Job Description Summary
We are looking for an experienced software engineer to develop and optimize high-performance, distributed computing solutions that support advanced semiconductor inspection and analysis systems. This role involves hands-on Linux C++ development, building scalable HPC frameworks, and improving performance across multi-node, CPU/GPU-accelerated environments. You will collaborate with cross-functional teams to design robust compute workflows, containerized deployments, and efficient data-processing pipelines that enable next-generation semiconductor manufacturing technologies.
Role Overview
This role focuses on designing, developing, and optimizing distributed, high-throughput software systems operating on advanced HPC infrastructure. The position requires strong technical ownership, hands-on Linux C++ development skills, deep performance engineering experience, and collaboration across multidisciplinary teams.
Key Responsibilities
- Design and develop high-performance distributed software systems for large-scale HPC environments.
- Build and optimize Linux C/C++ components for compute-intensive and timing-critical workloads.
- Implement parallel/distributed computing frameworks using MPI, OpenMP, UCX, or similar technologies.
- Containerize and orchestrate compute workloads using Docker/Singularity with Kubernetes or SLURM.
- Profile, debug, and tune system performance using VTune, Nsight, perf, gdb, and related tools.
- Drive architectural discussions, code quality, and engineering best practices.
- Collaborate with algorithms, hardware, and systems teams to deliver tightly integrated solutions.
- Mentor team members in HPC concepts, system debugging, and performance optimization.
Required Qualifications
- Strong hands-on expertise in C/C++ development on Linux, including systems-level programming.
- Proven experience building or optimizing HPC or distributed computing systems.
- Solid understanding of concurrency, multi-threading, networking, IPC, and Linux OS internals.
- Experience with profiling/debugging tools such as VTune, Nsight, perf, ftrace, gdb.
- Experience with Docker/Singularity and orchestration frameworks (Kubernetes, SLURM).
- Knowledge of CPU/GPU architectures, high-bandwidth interconnects, and distributed storage systems.
Preferred Qualifications
- Experience using or optimizing MPI, OpenMP, UCX, SHMEM, or similar parallel programming models.

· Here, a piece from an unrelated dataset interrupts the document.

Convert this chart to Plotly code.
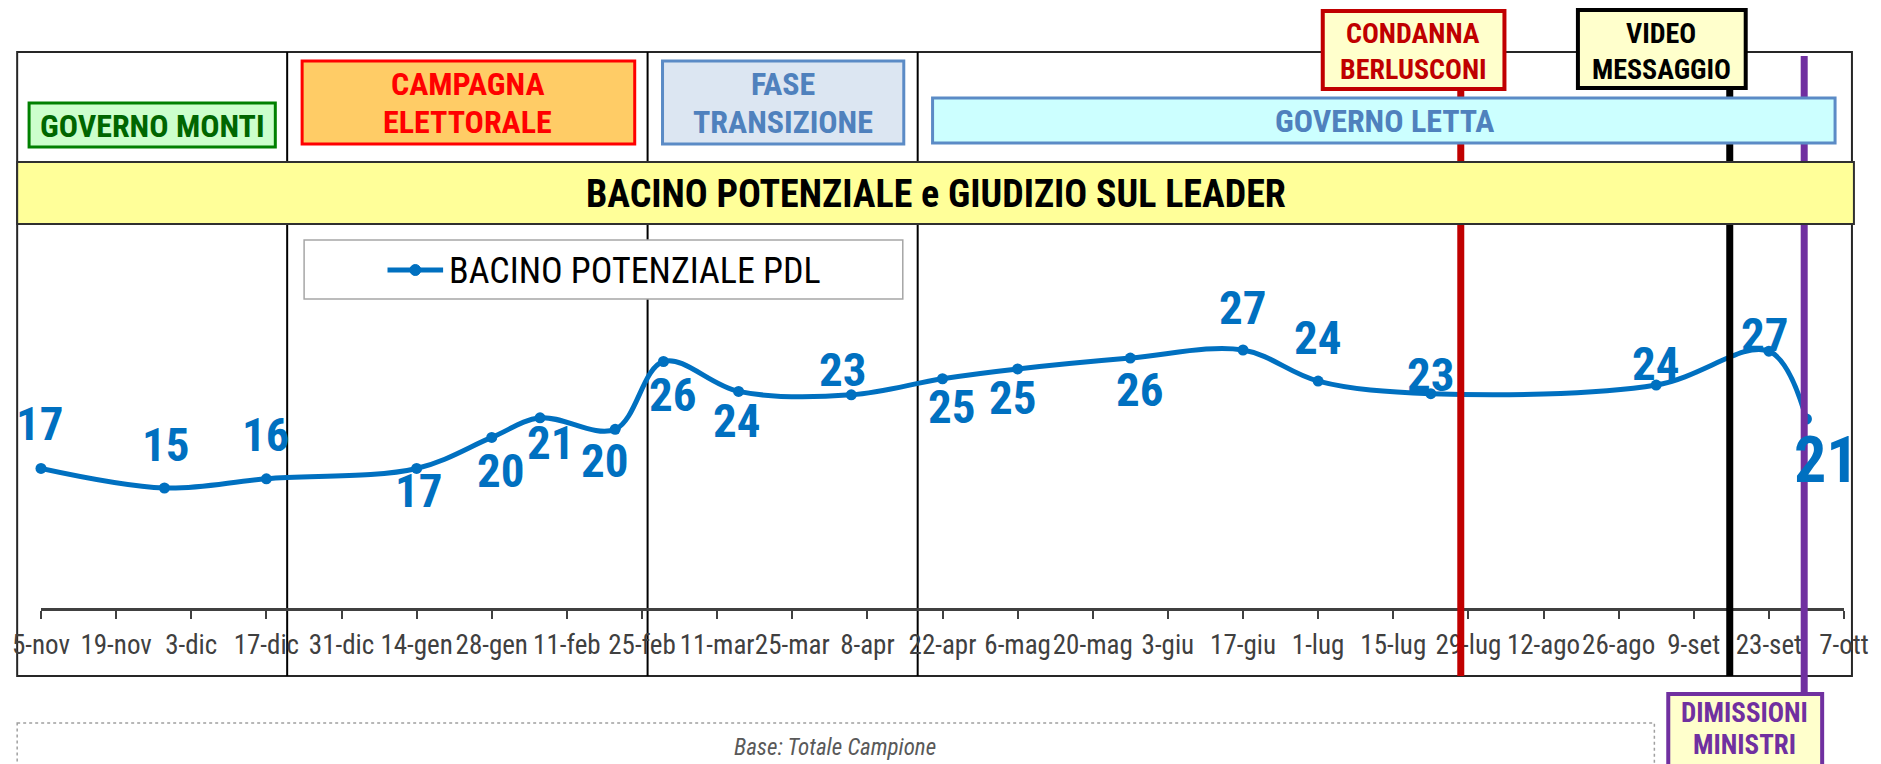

- Exposure to GPU compute frameworks (CUDA/RoC) or GPU-aware communication libraries.
- Familiarity with deep learning or ML pipeline workflows.
- Proficiency in Python and Bash scripting.
- Background in distributed microservices, observability tools, or large-scale system deployments.
Education & Experience
- Bachelor's or Master's degree.
- Typically 6+ years of hands-on experience in HPC, Linux systems programming, or distributed systems development.
Skills: openmpi,linux,distributed computing,c++